DATA ENTRIES -
** Start **
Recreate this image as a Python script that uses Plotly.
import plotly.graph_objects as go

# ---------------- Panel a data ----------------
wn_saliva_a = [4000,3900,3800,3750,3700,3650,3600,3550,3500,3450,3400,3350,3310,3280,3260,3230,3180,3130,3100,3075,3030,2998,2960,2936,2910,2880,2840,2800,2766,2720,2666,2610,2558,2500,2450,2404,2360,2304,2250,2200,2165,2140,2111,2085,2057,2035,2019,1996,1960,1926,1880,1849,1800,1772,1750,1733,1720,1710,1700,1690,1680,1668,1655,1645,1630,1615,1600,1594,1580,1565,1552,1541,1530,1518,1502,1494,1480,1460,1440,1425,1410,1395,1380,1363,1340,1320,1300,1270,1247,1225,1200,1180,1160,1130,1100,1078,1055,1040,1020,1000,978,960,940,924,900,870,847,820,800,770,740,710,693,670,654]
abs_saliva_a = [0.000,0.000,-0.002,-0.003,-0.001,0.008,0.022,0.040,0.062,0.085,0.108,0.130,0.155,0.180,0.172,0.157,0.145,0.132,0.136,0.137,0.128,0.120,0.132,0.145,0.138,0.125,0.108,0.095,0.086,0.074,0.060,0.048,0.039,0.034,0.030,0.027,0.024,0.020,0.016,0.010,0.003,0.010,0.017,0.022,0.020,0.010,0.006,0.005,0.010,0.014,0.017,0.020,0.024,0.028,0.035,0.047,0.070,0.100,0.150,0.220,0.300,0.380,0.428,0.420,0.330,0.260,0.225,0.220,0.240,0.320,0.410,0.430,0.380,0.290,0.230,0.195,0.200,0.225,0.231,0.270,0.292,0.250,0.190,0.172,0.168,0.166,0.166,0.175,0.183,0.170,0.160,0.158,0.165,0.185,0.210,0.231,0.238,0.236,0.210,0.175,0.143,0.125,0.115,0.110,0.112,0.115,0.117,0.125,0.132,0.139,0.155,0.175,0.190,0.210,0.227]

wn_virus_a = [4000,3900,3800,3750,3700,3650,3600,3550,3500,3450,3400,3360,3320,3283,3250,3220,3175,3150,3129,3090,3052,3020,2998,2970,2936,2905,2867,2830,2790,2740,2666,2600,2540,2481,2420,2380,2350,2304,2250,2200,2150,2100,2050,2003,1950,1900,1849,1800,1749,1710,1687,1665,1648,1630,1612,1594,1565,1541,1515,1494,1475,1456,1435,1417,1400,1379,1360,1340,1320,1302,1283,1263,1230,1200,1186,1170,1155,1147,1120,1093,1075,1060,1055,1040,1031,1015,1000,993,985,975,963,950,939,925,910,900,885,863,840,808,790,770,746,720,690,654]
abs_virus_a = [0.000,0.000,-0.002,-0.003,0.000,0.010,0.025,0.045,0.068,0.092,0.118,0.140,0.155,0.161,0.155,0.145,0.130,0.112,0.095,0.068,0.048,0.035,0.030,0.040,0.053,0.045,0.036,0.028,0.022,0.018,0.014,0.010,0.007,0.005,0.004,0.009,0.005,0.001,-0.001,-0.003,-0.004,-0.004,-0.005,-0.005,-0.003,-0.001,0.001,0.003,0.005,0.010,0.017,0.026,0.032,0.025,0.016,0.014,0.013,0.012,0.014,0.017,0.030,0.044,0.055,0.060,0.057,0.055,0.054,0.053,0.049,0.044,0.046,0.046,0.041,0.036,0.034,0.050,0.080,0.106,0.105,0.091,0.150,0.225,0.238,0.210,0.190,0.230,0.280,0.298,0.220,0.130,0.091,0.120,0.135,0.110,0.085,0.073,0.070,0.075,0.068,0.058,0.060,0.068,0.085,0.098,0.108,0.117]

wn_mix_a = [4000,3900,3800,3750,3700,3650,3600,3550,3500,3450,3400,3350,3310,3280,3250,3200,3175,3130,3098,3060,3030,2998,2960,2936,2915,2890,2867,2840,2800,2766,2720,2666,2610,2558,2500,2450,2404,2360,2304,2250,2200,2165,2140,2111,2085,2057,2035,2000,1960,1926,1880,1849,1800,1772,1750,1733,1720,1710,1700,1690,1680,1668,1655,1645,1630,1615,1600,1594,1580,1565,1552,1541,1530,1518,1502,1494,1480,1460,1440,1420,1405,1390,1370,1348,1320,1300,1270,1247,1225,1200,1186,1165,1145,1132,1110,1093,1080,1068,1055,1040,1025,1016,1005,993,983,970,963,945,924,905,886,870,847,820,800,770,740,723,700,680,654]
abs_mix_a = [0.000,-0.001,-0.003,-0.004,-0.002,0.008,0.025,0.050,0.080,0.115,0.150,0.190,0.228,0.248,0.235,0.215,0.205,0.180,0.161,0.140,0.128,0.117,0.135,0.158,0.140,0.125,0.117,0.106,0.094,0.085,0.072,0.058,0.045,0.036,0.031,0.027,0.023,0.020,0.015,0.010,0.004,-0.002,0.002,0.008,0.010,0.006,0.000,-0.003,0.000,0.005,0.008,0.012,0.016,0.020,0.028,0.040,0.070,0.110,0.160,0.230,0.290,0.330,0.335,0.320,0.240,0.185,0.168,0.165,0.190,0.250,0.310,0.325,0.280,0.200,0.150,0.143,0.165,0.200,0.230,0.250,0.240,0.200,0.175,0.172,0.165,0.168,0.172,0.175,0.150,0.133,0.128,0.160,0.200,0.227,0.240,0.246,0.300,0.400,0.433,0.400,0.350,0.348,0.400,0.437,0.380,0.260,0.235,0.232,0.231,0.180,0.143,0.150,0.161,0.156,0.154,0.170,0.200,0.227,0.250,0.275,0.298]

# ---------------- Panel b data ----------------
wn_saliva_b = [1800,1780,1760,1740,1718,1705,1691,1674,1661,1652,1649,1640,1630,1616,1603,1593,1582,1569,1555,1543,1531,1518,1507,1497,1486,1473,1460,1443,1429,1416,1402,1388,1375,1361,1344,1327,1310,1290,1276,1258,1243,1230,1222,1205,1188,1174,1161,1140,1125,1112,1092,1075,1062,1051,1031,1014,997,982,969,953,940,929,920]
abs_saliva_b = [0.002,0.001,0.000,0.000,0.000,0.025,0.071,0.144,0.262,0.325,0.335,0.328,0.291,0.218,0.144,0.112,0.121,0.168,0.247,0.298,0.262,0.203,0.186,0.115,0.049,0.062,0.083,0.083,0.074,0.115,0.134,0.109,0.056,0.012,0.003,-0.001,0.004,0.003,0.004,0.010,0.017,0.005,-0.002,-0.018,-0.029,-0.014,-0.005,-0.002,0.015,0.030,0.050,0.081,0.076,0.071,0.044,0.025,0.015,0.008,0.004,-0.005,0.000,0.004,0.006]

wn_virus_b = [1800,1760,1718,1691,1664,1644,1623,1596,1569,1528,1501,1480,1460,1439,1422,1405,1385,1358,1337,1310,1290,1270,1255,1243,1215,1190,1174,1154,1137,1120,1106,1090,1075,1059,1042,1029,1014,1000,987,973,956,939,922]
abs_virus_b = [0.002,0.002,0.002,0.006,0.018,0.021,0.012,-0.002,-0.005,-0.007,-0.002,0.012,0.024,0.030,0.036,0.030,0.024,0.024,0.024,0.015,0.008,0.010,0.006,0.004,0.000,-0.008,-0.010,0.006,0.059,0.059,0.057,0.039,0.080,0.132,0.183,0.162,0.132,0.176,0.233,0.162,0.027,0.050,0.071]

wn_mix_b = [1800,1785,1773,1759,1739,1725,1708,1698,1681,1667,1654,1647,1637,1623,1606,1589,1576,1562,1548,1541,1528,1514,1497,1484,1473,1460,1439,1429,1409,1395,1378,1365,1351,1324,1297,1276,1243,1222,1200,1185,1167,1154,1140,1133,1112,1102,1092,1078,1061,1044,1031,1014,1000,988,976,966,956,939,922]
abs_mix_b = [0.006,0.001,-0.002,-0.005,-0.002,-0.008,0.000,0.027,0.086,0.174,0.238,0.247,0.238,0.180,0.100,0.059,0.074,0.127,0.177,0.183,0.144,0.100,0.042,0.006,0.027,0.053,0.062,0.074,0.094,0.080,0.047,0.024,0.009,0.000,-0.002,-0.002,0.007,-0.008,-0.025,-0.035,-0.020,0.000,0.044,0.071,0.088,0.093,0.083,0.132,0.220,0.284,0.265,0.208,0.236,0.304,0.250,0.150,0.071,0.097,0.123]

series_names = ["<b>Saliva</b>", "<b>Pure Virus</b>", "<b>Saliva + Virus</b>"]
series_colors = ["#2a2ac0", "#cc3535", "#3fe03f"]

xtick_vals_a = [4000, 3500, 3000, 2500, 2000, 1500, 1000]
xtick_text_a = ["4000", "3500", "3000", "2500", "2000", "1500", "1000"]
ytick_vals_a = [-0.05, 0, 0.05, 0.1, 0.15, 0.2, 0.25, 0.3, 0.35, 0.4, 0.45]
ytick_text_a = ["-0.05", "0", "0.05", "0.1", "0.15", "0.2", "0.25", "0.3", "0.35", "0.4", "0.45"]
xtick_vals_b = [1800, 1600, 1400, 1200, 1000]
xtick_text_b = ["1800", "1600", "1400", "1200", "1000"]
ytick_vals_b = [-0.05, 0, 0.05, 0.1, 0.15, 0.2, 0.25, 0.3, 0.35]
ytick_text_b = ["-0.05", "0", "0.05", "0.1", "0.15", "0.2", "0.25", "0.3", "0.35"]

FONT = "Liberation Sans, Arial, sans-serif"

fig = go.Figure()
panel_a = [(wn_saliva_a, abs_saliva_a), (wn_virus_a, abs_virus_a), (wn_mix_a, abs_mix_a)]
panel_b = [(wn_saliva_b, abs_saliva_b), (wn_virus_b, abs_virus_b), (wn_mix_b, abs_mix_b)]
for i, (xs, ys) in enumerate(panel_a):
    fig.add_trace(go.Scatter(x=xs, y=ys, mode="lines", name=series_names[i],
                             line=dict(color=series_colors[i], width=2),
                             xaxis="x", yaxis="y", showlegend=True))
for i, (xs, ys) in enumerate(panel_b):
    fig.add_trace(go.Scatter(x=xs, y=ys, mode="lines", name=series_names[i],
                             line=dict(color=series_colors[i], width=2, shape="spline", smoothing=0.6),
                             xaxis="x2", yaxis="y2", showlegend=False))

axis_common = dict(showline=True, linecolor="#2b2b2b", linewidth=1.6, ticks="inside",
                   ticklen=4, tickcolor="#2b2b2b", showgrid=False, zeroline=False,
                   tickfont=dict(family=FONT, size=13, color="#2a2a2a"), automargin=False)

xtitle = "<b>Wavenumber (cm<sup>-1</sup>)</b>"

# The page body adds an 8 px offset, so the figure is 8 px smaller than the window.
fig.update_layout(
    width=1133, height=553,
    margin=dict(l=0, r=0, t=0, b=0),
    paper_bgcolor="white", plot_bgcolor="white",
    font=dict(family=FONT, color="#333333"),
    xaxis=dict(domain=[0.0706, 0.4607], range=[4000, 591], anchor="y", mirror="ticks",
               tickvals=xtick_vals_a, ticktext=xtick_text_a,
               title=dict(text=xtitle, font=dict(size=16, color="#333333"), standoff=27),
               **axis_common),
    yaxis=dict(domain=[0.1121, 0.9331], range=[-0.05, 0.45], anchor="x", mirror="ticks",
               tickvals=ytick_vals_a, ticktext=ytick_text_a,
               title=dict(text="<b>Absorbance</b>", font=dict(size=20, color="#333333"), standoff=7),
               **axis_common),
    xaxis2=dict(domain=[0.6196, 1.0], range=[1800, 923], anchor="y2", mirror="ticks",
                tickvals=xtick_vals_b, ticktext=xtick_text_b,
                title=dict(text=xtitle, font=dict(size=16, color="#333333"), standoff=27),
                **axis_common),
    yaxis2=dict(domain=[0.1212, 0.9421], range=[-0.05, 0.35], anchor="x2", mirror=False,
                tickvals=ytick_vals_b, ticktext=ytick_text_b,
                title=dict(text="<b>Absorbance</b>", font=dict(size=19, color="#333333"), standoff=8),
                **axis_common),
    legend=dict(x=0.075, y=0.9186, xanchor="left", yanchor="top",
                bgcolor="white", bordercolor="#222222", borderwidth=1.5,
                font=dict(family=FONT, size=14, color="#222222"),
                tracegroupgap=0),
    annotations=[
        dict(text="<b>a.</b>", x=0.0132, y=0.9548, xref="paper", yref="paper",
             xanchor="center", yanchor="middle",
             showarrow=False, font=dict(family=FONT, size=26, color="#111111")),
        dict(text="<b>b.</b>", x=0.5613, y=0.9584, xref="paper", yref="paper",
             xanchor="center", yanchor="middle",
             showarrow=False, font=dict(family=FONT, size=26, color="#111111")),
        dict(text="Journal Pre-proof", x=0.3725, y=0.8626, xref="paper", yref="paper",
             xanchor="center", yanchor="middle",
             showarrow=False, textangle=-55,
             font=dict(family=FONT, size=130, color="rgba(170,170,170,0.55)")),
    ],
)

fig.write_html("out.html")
** End **
** Start **
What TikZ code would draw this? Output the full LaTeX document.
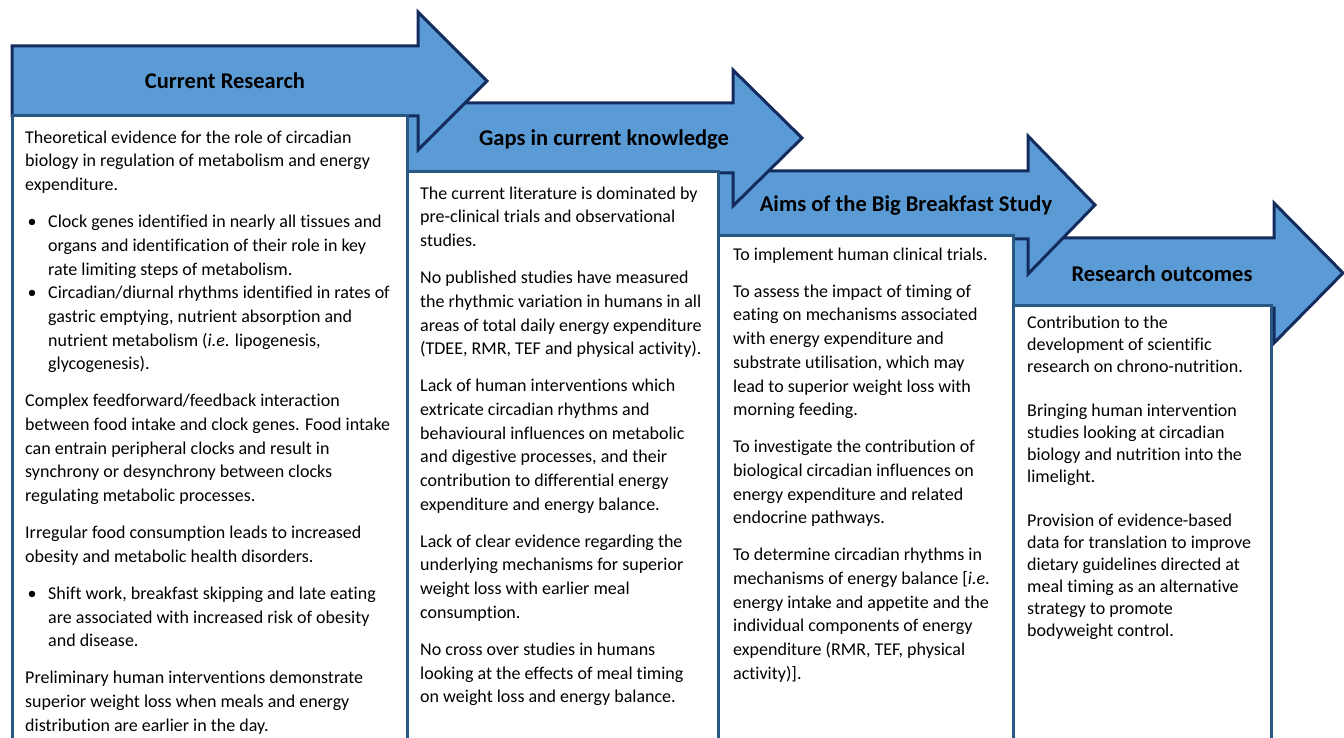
** End **
** Start **
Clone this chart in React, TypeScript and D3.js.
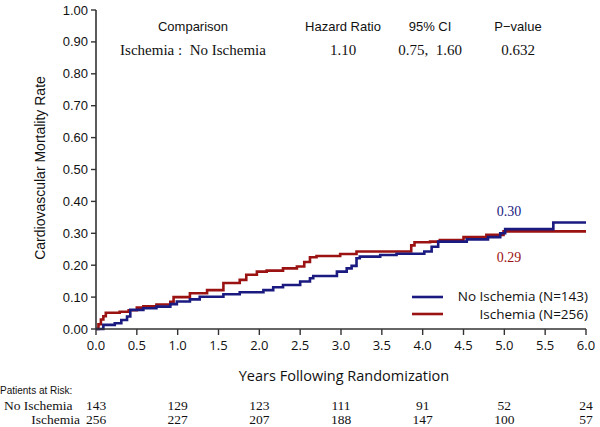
** End **
Collect each line holding the string "this".

WRITTEN REPLY -
Recreate this image as a Python script that uses Plotly.
What TikZ code would draw this? Output the full LaTeX document.
Clone this chart in React, TypeScript and D3.js.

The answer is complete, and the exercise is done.